• TASK DIRECTIONS: Print all of the lines exactly. Any picture among them stays out.

• DATASET EXCERPT:
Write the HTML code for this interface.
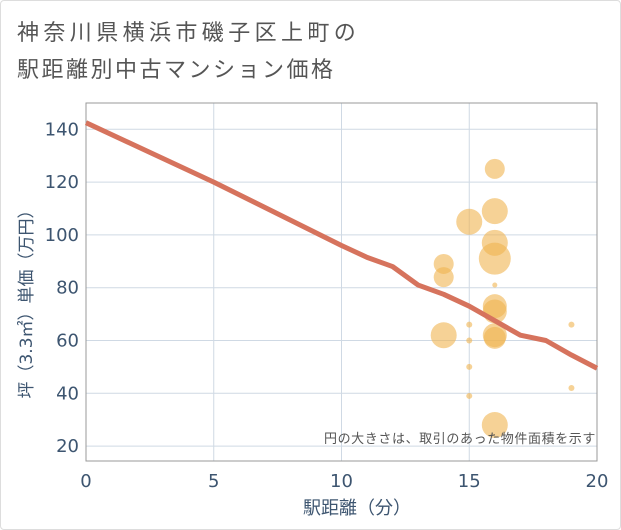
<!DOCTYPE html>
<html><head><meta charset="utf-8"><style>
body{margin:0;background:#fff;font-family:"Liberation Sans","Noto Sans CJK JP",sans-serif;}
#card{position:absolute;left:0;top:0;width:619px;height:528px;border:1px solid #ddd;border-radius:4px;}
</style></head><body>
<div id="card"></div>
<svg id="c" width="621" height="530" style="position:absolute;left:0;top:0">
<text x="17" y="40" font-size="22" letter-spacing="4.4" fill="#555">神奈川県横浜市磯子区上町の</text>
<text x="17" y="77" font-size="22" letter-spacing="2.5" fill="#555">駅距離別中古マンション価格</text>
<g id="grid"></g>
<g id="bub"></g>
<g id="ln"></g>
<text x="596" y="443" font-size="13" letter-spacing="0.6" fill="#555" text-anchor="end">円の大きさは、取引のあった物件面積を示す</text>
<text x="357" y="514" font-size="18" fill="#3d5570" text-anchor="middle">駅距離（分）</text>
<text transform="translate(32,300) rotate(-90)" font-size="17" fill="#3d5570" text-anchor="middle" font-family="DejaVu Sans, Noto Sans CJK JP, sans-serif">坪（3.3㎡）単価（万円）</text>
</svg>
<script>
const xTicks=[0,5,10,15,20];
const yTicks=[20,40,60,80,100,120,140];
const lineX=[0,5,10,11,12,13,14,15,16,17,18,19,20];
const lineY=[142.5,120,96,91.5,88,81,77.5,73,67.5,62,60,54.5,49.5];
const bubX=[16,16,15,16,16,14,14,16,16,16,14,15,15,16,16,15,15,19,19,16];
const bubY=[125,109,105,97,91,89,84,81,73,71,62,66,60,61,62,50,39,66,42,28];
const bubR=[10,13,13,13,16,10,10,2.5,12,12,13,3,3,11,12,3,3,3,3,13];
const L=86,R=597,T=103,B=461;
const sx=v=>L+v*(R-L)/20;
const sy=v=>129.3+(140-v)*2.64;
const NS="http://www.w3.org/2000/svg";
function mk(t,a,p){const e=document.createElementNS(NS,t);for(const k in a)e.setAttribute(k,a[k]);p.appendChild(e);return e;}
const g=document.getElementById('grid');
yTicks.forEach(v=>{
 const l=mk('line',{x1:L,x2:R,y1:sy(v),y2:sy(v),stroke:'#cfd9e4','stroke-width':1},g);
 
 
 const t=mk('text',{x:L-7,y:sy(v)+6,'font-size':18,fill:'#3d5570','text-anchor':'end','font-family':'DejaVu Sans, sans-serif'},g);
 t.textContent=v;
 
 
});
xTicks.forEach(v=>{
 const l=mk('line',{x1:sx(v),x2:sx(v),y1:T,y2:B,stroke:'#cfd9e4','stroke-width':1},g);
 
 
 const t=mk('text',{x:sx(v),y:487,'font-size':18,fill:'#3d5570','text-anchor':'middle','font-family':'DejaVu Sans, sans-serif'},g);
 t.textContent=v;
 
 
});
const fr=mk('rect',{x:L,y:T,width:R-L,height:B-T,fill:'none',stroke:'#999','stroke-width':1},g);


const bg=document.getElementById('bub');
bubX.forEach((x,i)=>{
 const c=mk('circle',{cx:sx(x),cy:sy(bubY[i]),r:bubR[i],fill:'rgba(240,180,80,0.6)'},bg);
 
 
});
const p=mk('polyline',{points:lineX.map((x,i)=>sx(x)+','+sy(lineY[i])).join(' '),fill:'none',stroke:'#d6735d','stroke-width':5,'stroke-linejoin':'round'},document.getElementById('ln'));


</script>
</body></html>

• OUTPUT BELOW:
Write the HTML code for this interface.
<!DOCTYPE html>
<html><head><meta charset="utf-8"><style>
body{margin:0;background:#fff;font-family:"Liberation Sans","Noto Sans CJK JP",sans-serif;}
#card{position:absolute;left:0;top:0;width:619px;height:528px;border:1px solid #ddd;border-radius:4px;}
</style></head><body>
<div id="card"></div>
<svg id="c" width="621" height="530" style="position:absolute;left:0;top:0">
<text x="17" y="40" font-size="22" letter-spacing="4.4" fill="#555">神奈川県横浜市磯子区上町の</text>
<text x="17" y="77" font-size="22" letter-spacing="2.5" fill="#555">駅距離別中古マンション価格</text>
<g id="grid"></g>
<g id="bub"></g>
<g id="ln"></g>
<text x="596" y="443" font-size="13" letter-spacing="0.6" fill="#555" text-anchor="end">円の大きさは、取引のあった物件面積を示す</text>
<text x="357" y="514" font-size="18" fill="#3d5570" text-anchor="middle">駅距離（分）</text>
<text transform="translate(32,300) rotate(-90)" font-size="17" fill="#3d5570" text-anchor="middle" font-family="DejaVu Sans, Noto Sans CJK JP, sans-serif">坪（3.3㎡）単価（万円）</text>
</svg>
<script>
const xTicks=[0,5,10,15,20];
const yTicks=[20,40,60,80,100,120,140];
const lineX=[0,5,10,11,12,13,14,15,16,17,18,19,20];
const lineY=[142.5,120,96,91.5,88,81,77.5,73,67.5,62,60,54.5,49.5];
const bubX=[16,16,15,16,16,14,14,16,16,16,14,15,15,16,16,15,15,19,19,16];
const bubY=[125,109,105,97,91,89,84,81,73,71,62,66,60,61,62,50,39,66,42,28];
const bubR=[10,13,13,13,16,10,10,2.5,12,12,13,3,3,11,12,3,3,3,3,13];
const L=86,R=597,T=103,B=461;
const sx=v=>L+v*(R-L)/20;
const sy=v=>129.3+(140-v)*2.64;
const NS="http://www.w3.org/2000/svg";
function mk(t,a,p){const e=document.createElementNS(NS,t);for(const k in a)e.setAttribute(k,a[k]);p.appendChild(e);return e;}
const g=document.getElementById('grid');
yTicks.forEach(v=>{
 const l=mk('line',{x1:L,x2:R,y1:sy(v),y2:sy(v),stroke:'#cfd9e4','stroke-width':1},g);
 
 
 const t=mk('text',{x:L-7,y:sy(v)+6,'font-size':18,fill:'#3d5570','text-anchor':'end','font-family':'DejaVu Sans, sans-serif'},g);
 t.textContent=v;
 
 
});
xTicks.forEach(v=>{
 const l=mk('line',{x1:sx(v),x2:sx(v),y1:T,y2:B,stroke:'#cfd9e4','stroke-width':1},g);
 
 
 const t=mk('text',{x:sx(v),y:487,'font-size':18,fill:'#3d5570','text-anchor':'middle','font-family':'DejaVu Sans, sans-serif'},g);
 t.textContent=v;
 
 
});
const fr=mk('rect',{x:L,y:T,width:R-L,height:B-T,fill:'none',stroke:'#999','stroke-width':1},g);


const bg=document.getElementById('bub');
bubX.forEach((x,i)=>{
 const c=mk('circle',{cx:sx(x),cy:sy(bubY[i]),r:bubR[i],fill:'rgba(240,180,80,0.6)'},bg);
 
 
});
const p=mk('polyline',{points:lineX.map((x,i)=>sx(x)+','+sy(lineY[i])).join(' '),fill:'none',stroke:'#d6735d','stroke-width':5,'stroke-linejoin':'round'},document.getElementById('ln'));


</script>
</body></html>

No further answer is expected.